**TASK BRIEF**
Reproduce each line bearing the word "this".

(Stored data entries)
━━━

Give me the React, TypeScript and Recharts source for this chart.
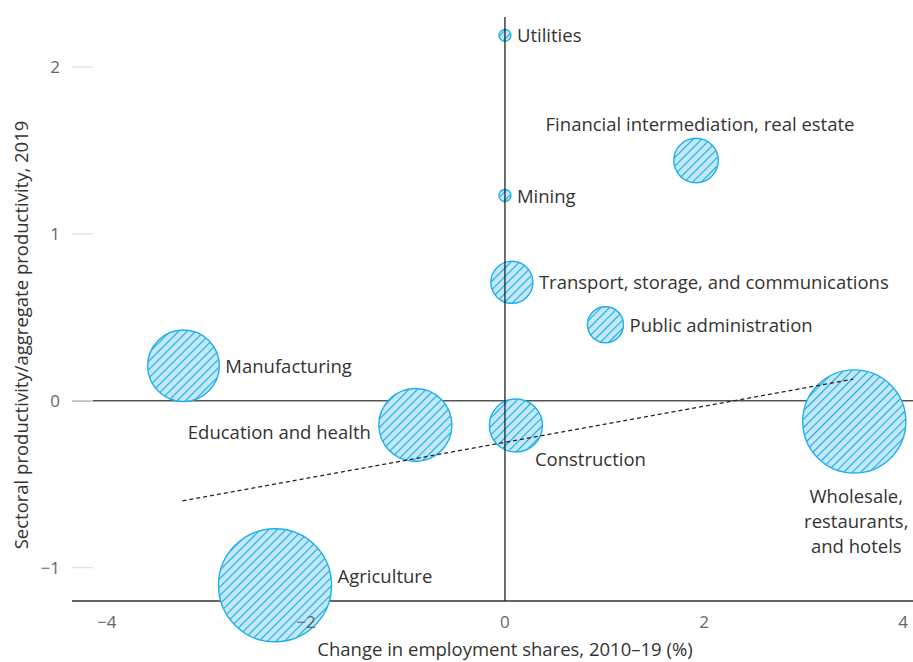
import { ScatterChart, Scatter, XAxis, YAxis, ZAxis, ReferenceLine, Label } from "recharts"

// sector bubbles: x = change in employment share, y = relative productivity, z = employment share
const sectors = [
  "Utilities",
  "Financial intermediation, real estate",
  "Mining",
  "Transport, storage, and communications",
  "Public administration",
  "Manufacturing",
  "Education and health",
  "Construction",
  "Wholesale, restaurants, and hotels",
  "Agriculture",
]
const employmentChange = [0.0, 1.92, 0.0, 0.07, 1.01, -3.23, -0.9, 0.11, 3.51, -2.31]
const relativeProductivity = [2.19, 1.44, 1.23, 0.71, 0.455, 0.21, -0.145, -0.148, -0.124, -1.106]
const employmentShare = [0.34, 4.7, 0.34, 4.2, 3.1, 12.2, 12.7, 6.7, 25.3, 30.4]

const xTicks = [-4, -2, 0, 2, 4]
const yTicks = [-1, 0, 1, 2]

// fitted trend line end points
const trendX = [-3.24, 3.5]
const trendY = [-0.6, 0.13]

const data = sectors.map((name, i) => ({
  name,
  x: employmentChange[i],
  y: relativeProductivity[i],
  z: employmentShare[i],
}))

// where each label sits relative to its bubble
const labelSide: Record<string, string> = {
  Utilities: "right",
  "Financial intermediation, real estate": "above",
  Mining: "right",
  "Transport, storage, and communications": "right",
  "Public administration": "right",
  Manufacturing: "right",
  "Education and health": "left",
  Construction: "belowRight",
  "Wholesale, restaurants, and hotels": "below",
  Agriculture: "rightHigh",
}

const FONT = "'Open Sans', 'Noto Sans', sans-serif"
const minus = (v: number) => String(v).replace("-", "\u2212")

const Bubble = (props: any) => {
  const { cx, cy, payload } = props
  const r = props.width ? props.width / 2 : Math.sqrt((props.size || 0) / Math.PI)
  const side = labelSide[payload.name]
  const txt = { fill: "#333", fontSize: 18.5, fontFamily: FONT }
  let label = null
  if (side === "right") {
    label = <text x={cx + r + 6} y={cy + 7} {...txt}>{payload.name}</text>
  } else if (side === "rightHigh") {
    label = <text x={cx + r + 6} y={cy - 2} {...txt}>{payload.name}</text>
  } else if (side === "left") {
    label = <text x={cx - r - 8} y={cy + 14} textAnchor="end" {...txt}>{payload.name}</text>
  } else if (side === "belowRight") {
    label = <text x={cx + 19} y={cy + r + 14} {...txt}>{payload.name}</text>
  } else if (side === "above") {
    label = <text x={cx + 4} y={cy - r - 7} textAnchor="middle" {...txt}>{payload.name}</text>
  } else if (side === "below") {
    const lines = payload.name.split(/(?<=,) /)
    label = (
      <text x={cx + 2} y={cy + r + 30} textAnchor="middle" {...txt}>
        {lines.map((l: string, i: number) => (
          <tspan key={i} x={cx + 2} dy={i === 0 ? 0 : 25}>{l}</tspan>
        ))}
      </text>
    )
  }
  return (
    <g>
      <circle cx={cx} cy={cy} r={r} fill="url(#hatch)" stroke="#1cb0ec" strokeWidth={1.4} />
      {label}
    </g>
  )
}

const YTick = (props: any) => {
  const { x, y, payload } = props
  return (
    <g>
      <line x1={x} x2={x + 21} y1={y} y2={y} stroke="#e2e2e2" strokeWidth={1.3} />
      <text x={x - 12} y={y + 6} textAnchor="end" fill="#666" fontSize={17} fontFamily={FONT}>
        {minus(payload.value)}
      </text>
    </g>
  )
}

export default function App() {
  return (
    <div style={{ position: "absolute", left: 0, top: 0, width: 913, height: 662, background: "#fff" }}>
      <svg width={0} height={0} style={{ position: "absolute" }}>
        <defs>
          <pattern id="hatch" patternUnits="userSpaceOnUse" width={6} height={6} patternTransform="rotate(45)">
            <rect width={6} height={6} fill="#c3e8f8" />
            <line x1={0} y1={0} x2={0} y2={6} stroke="#18a9e4" strokeWidth={2.2} />
          </pattern>
        </defs>
      </svg>
      <ScatterChart width={913} height={662} margin={{ top: 17, right: 0, bottom: 0, left: 0 }}>
        <XAxis
          type="number"
          dataKey="x"
          domain={[-4.35, 4.1]}
          ticks={xTicks}
          tickLine={false}
          tickSize={0}
          tickMargin={15}
          height={61}
          axisLine={{ stroke: "#333", strokeWidth: 1.3 }}
          tickFormatter={minus}
          tick={{ fill: "#666", fontSize: 17, fontFamily: FONT }}
        >
          <Label
            content={() => (
              <text x={505} y={656} textAnchor="middle" fill="#333" fontSize={18.5} fontFamily={FONT}>
                Change in employment shares, 2010–19 (%)
              </text>
            )}
          />
        </XAxis>
        <YAxis
          type="number"
          dataKey="y"
          domain={[-1.2, 2.3]}
          ticks={yTicks}
          width={72}
          axisLine={false}
          tickLine={false}
          tickSize={0}
          tickMargin={0}
          tick={<YTick />}
        >
          <Label
            content={() => (
              <text
                transform="translate(28,335) rotate(-90)"
                textAnchor="middle"
                fill="#333"
                fontSize={18.5}
                fontFamily={FONT}
              >
                Sectoral productivity/aggregate productivity, 2019
              </text>
            )}
          />
        </YAxis>
        <ZAxis type="number" dataKey="z" domain={[0, 100]} range={[0, 33000]} />
        <ReferenceLine y={0} stroke="#555" strokeWidth={1.5} />
        <Scatter data={data} shape={<Bubble />} isAnimationActive={false} />
        <ReferenceLine x={0} stroke="#222" strokeWidth={1.3} zIndex={700} />
        <ReferenceLine
          segment={[
            { x: trendX[0], y: trendY[0] },
            { x: trendX[1], y: trendY[1] },
          ]}
          stroke="#222"
          strokeWidth={1.3}
          strokeDasharray="4 3"
          zIndex={700}
        />
      </ScatterChart>
    </div>
  )
}
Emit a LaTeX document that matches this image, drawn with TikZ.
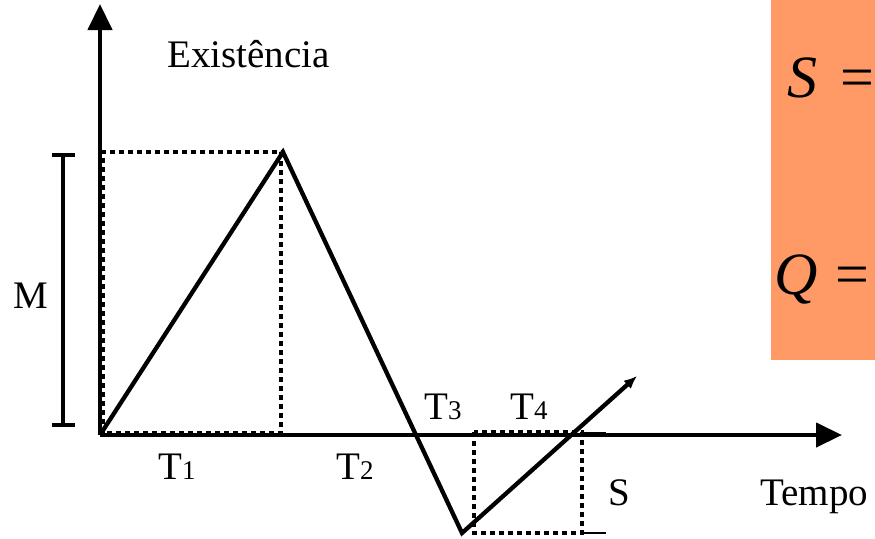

━━━

**THE OUTPUT**
Give me the React, TypeScript and Recharts source for this chart.
Emit a LaTeX document that matches this image, drawn with TikZ.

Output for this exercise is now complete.